BATAVIA – A committee investigating ways to reduce the feral cat population in Batavia is recommending the creation of a team of volunteers to implement a “trap, neuter, vaccinate and release” approach and work with nonprofit groups to secure grants to cover costs of housing cats that could be adopted.
Speaking at Monday night’s City Council meeting, Assistant City Manager Gretchen L. DiFante, facilitator of the five-person committee, said there are seven “active and growing colonies” of feral or community cats in the city that, if left unmanaged, will continue to grow.
She said there would be a lot more cats roaming the city if not for the efforts of a Genesee County volunteer organization known as Spay Our Strays, which was founded in 2008 by Dr. Carolyn Caccamise, a veterinarian, and is currently led by Kathy Schwenk.
Both Caccamise and Schwenk are on the committee that reported to City Council.
Other members are Sarah Balduf, Genesee County Department of Public Health sanitarian; Ann Marie Brade, Genesee County animal control officer, and Patricia Famiglietti, animal health inspector for the state Department of Agriculture and Markets.
Before the committee’s report was presented, Gerald R. Rising, professor emeritus from the University at Buffalo, said feral cats are the only source of toxoplasmosis, which infects more than a million people each year in the U.S., and results in more than 300 deaths annually.
“We have to be on the defensive against these animals,” he said. “We need to rid our environment of alien feral cats.
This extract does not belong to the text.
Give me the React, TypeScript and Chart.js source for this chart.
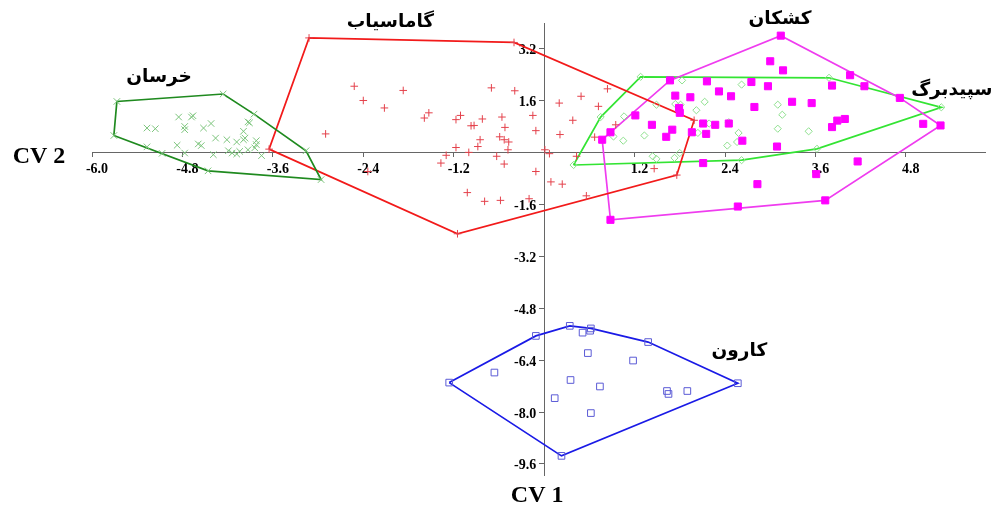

And TNVR (trap, neuter, vaccinate, release) doesn’t cut it … Cats should be trapped and, failing adoption, should be either confined or euthanized.”
The committee, however, during an hourlong presentation that also touched upon the possibilities of licensing and local ordinances, rejected that strategy.
“We’re not recommending that something more aggressive be done right now because we don’t see that large of an issue,” said DiFante, adding that the committee would like to approach county leaders with the same proposal.
She said the State Senate is proposing a bill to expand TNVR funding, while Schwenk noted that most municipalities in Erie County, including the Buffalo Common Council, have implemented the TNVR approach.
Schwenk said it costs $35 to $40 for each cat that goes through the TNVR program.
The Council agreed to consider the recommendations, minus any provision that would involve city funding, at its business meeting on Oct. 13.
In other action, the Council asked city administration to explore grants to assist in the construction of a new police headquarters, based on the premise that the board will follow the lead of a task force that recommended a parcel of land on Swan Street on the city’s south side.
“The task force did its work, now what are we going to do about it?” asked Kathleen Briggs, speaking of a Council-appointed group that explored costs and looked at various sites.
Council members asked DiFante to research what other communities paid for similar facilities, and to report back to them in time for further action on Oct. 13.